Contrairement à la Belgique, les patois vont rapidement disparaître par le biais : "de l’école, qui avait repris l’idéologie linguistique française au XIXe siècle, pour pratiquer une chasse aux patois, parfois plus agressive qu’en France", écrit Bernhard Pöll. Le français parlé en Suisse n'en est pas pour autant homogène. Il a conservé des spécificités. 

Les Belges francophones et les Romands restent toujours attachés à la norme du français de France. 

Bernhard Pöll, linguiste.

C'est le cas du mot "natel" pour le téléphone portable ou l'expression "coter une porte" pour la fermer sont utilisés dans les cantons francophones comme bilingues franco-allemand mais pas en France. 

Mais certaines expressions en français particulières à la Suisse, sont tout de même utilisées dans les zones frontalières.
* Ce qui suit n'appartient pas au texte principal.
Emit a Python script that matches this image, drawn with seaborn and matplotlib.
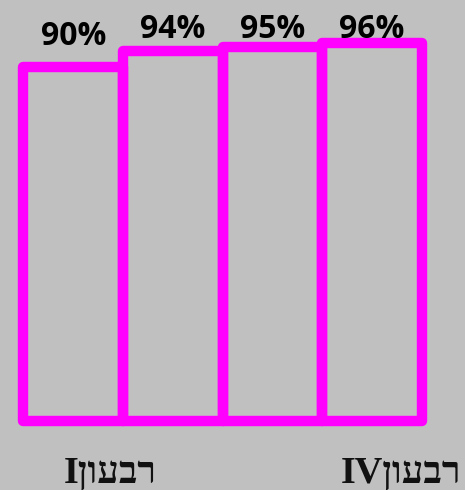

C'est le cas du "cornet" pour le sac ou de la "panosse" pour la serpillère.

Les Belges francophones et les Romands restent toujours attachés à la norme du français de France, raconte Bernhard Pöll d'après des études menées. Mais ils ne renoncent pas pour autant au désir de marquer leurs distances, de souligner leur altérité tout en se définissant comme francophones à part entière."